Exactly repeat the material, dropping every picture from the copy.

━━━ GIVEN DATA ━━━

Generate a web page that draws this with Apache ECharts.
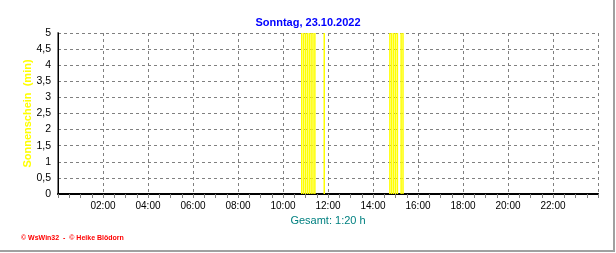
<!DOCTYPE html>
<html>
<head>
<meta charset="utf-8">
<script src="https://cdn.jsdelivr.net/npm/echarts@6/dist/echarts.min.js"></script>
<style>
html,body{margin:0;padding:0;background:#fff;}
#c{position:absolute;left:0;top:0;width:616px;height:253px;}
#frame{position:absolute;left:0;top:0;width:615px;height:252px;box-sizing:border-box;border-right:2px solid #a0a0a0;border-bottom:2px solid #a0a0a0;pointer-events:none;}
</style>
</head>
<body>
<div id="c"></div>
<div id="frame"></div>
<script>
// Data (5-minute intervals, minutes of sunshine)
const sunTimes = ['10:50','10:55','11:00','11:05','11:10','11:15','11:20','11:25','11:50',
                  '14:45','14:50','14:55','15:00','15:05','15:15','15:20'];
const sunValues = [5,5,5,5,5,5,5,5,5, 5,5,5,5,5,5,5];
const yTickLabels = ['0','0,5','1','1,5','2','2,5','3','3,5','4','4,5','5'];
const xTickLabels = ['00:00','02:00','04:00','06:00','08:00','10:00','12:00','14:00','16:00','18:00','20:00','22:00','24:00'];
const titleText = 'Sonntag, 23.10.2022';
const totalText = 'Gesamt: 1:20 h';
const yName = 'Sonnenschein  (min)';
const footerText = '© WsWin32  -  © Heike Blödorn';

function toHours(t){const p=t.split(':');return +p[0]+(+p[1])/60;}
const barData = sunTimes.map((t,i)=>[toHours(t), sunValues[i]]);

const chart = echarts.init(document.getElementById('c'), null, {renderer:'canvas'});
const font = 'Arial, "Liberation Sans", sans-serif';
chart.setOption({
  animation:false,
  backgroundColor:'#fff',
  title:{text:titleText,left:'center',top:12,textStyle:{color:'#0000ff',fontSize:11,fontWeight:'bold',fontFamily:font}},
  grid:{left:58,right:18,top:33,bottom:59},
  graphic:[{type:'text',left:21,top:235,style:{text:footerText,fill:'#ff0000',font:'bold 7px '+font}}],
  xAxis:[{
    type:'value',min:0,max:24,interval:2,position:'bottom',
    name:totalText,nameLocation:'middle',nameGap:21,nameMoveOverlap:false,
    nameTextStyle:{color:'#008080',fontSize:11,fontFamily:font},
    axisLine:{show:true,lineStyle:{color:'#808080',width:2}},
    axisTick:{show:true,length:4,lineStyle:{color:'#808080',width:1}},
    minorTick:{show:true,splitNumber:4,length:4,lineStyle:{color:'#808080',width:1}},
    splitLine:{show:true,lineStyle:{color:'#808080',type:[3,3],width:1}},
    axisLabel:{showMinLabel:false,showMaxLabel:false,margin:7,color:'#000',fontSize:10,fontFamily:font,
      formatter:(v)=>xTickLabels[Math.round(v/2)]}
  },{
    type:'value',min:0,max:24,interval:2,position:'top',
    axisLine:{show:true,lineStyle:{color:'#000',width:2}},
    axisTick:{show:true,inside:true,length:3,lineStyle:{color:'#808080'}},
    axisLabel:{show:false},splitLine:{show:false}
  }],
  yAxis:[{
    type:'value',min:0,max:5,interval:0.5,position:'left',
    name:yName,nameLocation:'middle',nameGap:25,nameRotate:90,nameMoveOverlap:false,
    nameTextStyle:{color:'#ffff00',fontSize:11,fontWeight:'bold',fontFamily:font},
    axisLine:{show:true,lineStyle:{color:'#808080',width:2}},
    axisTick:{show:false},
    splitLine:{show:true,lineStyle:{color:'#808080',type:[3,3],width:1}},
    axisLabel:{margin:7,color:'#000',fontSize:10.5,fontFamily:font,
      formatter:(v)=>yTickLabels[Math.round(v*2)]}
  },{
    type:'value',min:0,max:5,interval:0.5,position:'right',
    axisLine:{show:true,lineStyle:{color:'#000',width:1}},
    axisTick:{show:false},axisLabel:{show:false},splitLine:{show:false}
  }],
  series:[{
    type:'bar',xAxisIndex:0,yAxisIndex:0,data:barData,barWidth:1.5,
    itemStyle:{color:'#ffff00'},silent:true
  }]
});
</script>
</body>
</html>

━━━

■ FINAL RESULT ■
Generate a web page that draws this with Apache ECharts.
<!DOCTYPE html>
<html>
<head>
<meta charset="utf-8">
<script src="https://cdn.jsdelivr.net/npm/echarts@6/dist/echarts.min.js"></script>
<style>
html,body{margin:0;padding:0;background:#fff;}
#c{position:absolute;left:0;top:0;width:616px;height:253px;}
#frame{position:absolute;left:0;top:0;width:615px;height:252px;box-sizing:border-box;border-right:2px solid #a0a0a0;border-bottom:2px solid #a0a0a0;pointer-events:none;}
</style>
</head>
<body>
<div id="c"></div>
<div id="frame"></div>
<script>
// Data (5-minute intervals, minutes of sunshine)
const sunTimes = ['10:50','10:55','11:00','11:05','11:10','11:15','11:20','11:25','11:50',
                  '14:45','14:50','14:55','15:00','15:05','15:15','15:20'];
const sunValues = [5,5,5,5,5,5,5,5,5, 5,5,5,5,5,5,5];
const yTickLabels = ['0','0,5','1','1,5','2','2,5','3','3,5','4','4,5','5'];
const xTickLabels = ['00:00','02:00','04:00','06:00','08:00','10:00','12:00','14:00','16:00','18:00','20:00','22:00','24:00'];
const titleText = 'Sonntag, 23.10.2022';
const totalText = 'Gesamt: 1:20 h';
const yName = 'Sonnenschein  (min)';
const footerText = '© WsWin32  -  © Heike Blödorn';

function toHours(t){const p=t.split(':');return +p[0]+(+p[1])/60;}
const barData = sunTimes.map((t,i)=>[toHours(t), sunValues[i]]);

const chart = echarts.init(document.getElementById('c'), null, {renderer:'canvas'});
const font = 'Arial, "Liberation Sans", sans-serif';
chart.setOption({
  animation:false,
  backgroundColor:'#fff',
  title:{text:titleText,left:'center',top:12,textStyle:{color:'#0000ff',fontSize:11,fontWeight:'bold',fontFamily:font}},
  grid:{left:58,right:18,top:33,bottom:59},
  graphic:[{type:'text',left:21,top:235,style:{text:footerText,fill:'#ff0000',font:'bold 7px '+font}}],
  xAxis:[{
    type:'value',min:0,max:24,interval:2,position:'bottom',
    name:totalText,nameLocation:'middle',nameGap:21,nameMoveOverlap:false,
    nameTextStyle:{color:'#008080',fontSize:11,fontFamily:font},
    axisLine:{show:true,lineStyle:{color:'#808080',width:2}},
    axisTick:{show:true,length:4,lineStyle:{color:'#808080',width:1}},
    minorTick:{show:true,splitNumber:4,length:4,lineStyle:{color:'#808080',width:1}},
    splitLine:{show:true,lineStyle:{color:'#808080',type:[3,3],width:1}},
    axisLabel:{showMinLabel:false,showMaxLabel:false,margin:7,color:'#000',fontSize:10,fontFamily:font,
      formatter:(v)=>xTickLabels[Math.round(v/2)]}
  },{
    type:'value',min:0,max:24,interval:2,position:'top',
    axisLine:{show:true,lineStyle:{color:'#000',width:2}},
    axisTick:{show:true,inside:true,length:3,lineStyle:{color:'#808080'}},
    axisLabel:{show:false},splitLine:{show:false}
  }],
  yAxis:[{
    type:'value',min:0,max:5,interval:0.5,position:'left',
    name:yName,nameLocation:'middle',nameGap:25,nameRotate:90,nameMoveOverlap:false,
    nameTextStyle:{color:'#ffff00',fontSize:11,fontWeight:'bold',fontFamily:font},
    axisLine:{show:true,lineStyle:{color:'#808080',width:2}},
    axisTick:{show:false},
    splitLine:{show:true,lineStyle:{color:'#808080',type:[3,3],width:1}},
    axisLabel:{margin:7,color:'#000',fontSize:10.5,fontFamily:font,
      formatter:(v)=>yTickLabels[Math.round(v*2)]}
  },{
    type:'value',min:0,max:5,interval:0.5,position:'right',
    axisLine:{show:true,lineStyle:{color:'#000',width:1}},
    axisTick:{show:false},axisLabel:{show:false},splitLine:{show:false}
  }],
  series:[{
    type:'bar',xAxisIndex:0,yAxisIndex:0,data:barData,barWidth:1.5,
    itemStyle:{color:'#ffff00'},silent:true
  }]
});
</script>
</body>
</html>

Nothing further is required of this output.